Vivimos unos tiempos en el que discernir la verdad de la mentira cuesta tanto como encontrar el día marcado para recuperar nuestra vida, la anterior, la que disfrutábamos antes de que comenzara esta maldita pandemia. Una época en la que nada parece ser lo que es, ni nada de lo que se dice tiene la razón de ser. La desinformación y las creencias en que todos intentan imponer su discurso, se impone ante el vacío humano.
Ese desamparo terrenal latente tiene su cercanía ante lo espiritual. Se marchó la Semana Santa más auténtica y más mística. Sin las procesiones, lejos de apaciguar la Semana de Pasión, ha repuntado como nunca las visualizaciones de cofradías, las misas online y el acercamiento a la Iglesia, precisamente, cuando más lejos físicamente estamos de ellas.
Ante tanto desconcierto y tanto desastre generalizado en la gestión de la crisis sanitaria, despunta, y de qué manera, la solidaridad y el papel social, ejemplarizante y cercano que ofrecen los colectivos religiosos.

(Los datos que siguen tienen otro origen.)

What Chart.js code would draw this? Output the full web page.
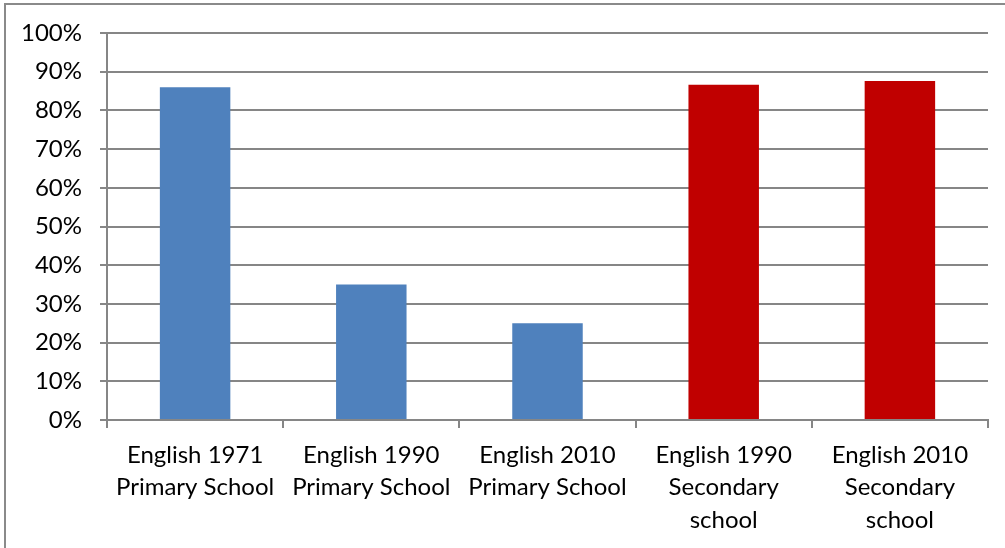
<!DOCTYPE html>
<html>
<head>
<meta charset="utf-8">
<script src="https://cdn.jsdelivr.net/npm/chart.js@4"></script>
<style>
  html, body { margin: 0; padding: 0; background: #fff; overflow: hidden; }
  #wrap { position: relative; width: 1005px; height: 548px; }
  #frame { position: absolute; left: 4px; top: 3px; width: 1020px; height: 570px; border: 2px solid #8a8a8a; box-sizing: border-box; pointer-events: none; }
  canvas { position: absolute; left: 0; top: 0; }
</style>
</head>
<body>
<div id="wrap">
  <canvas id="c" width="1005" height="548"></canvas>
  <div id="frame"></div>
</div>
<script>
const categories = [
  ["English 1971", "Primary School"],
  ["English 1990", "Primary School"],
  ["English 2010", "Primary School"],
  ["English 1990", "Secondary", "school"],
  ["English 2010", "Secondary", "school"]
];
const values = [0.86, 0.35, 0.25, 0.866, 0.876];
const barColors = ["#4F81BD", "#4F81BD", "#4F81BD", "#C00000", "#C00000"];
const yMin = 0, yMax = 1, yStep = 0.1;

const FONT = "Lato, 'Open Sans', sans-serif";

new Chart(document.getElementById('c'), {
  type: 'bar',
  data: {
    labels: categories,
    datasets: [{
      data: values,
      backgroundColor: barColors,
      borderWidth: 0,
      barPercentage: 0.4,
      categoryPercentage: 1.0
    }]
  },
  options: {
    responsive: false,
    animation: false,
    devicePixelRatio: 1,
    layout: { padding: { top: 33, right: 17, left: 0, bottom: 0 } },
    plugins: { legend: { display: false }, tooltip: { enabled: false } },
    scales: {
      x: {
        grid: { offset: true, drawOnChartArea: false, drawTicks: true, tickLength: 8, color: '#868686', lineWidth: 2 },
        border: { color: '#868686', width: 2 },
        ticks: {
          color: '#000',
          font: { family: FONT, size: 24, lineHeight: 1.35 },
          padding: 11,
          maxRotation: 0,
          autoSkip: false
        },
        afterFit: (s) => { s.height = 128; }
      },
      y: {
        min: yMin, max: yMax,
        grid: { color: '#868686', lineWidth: 2, tickLength: 7 },
        border: { color: '#868686', width: 2 },
        ticks: {
          stepSize: yStep,
          color: '#000',
          font: { family: FONT, size: 24 },
          padding: 18,
          callback: (v) => Math.round(v * 100) + '%'
        },
        afterFit: (s) => { s.width = 107; }
      }
    }
  }
});
</script>
</body>
</html>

Ahora reluce y se focaliza mucho más ante la necesidad acuciante de encontrar una respuesta rápida y humana que de otra manera costaría hallar entre tanta burocracia establecida y ante tanto fraude institucional instaurado.
La labor de las Hermanas del Espíritu Santo no es ni circunstancial ni nuevo ni impuesto por el coronavirus; así llevan desde que se instalaron en la ciudad. El ofrecer ese respaldo tan necesario, ese alimento y ese cariño hacia el prójimo y siempre huérfano de lo más elemental, hace que las Hermanas vean ahora como una ciudad entera desea recompensar con la máxima distinción.
La Medalla de Oro reconoce que la razón de ser de la Congregación y su compromiso social va más allá. Nos unimos en su petición por el desempeño de toda una vida con los más desfavorecidos y dar respuesta y solución sin pedir nunca nada.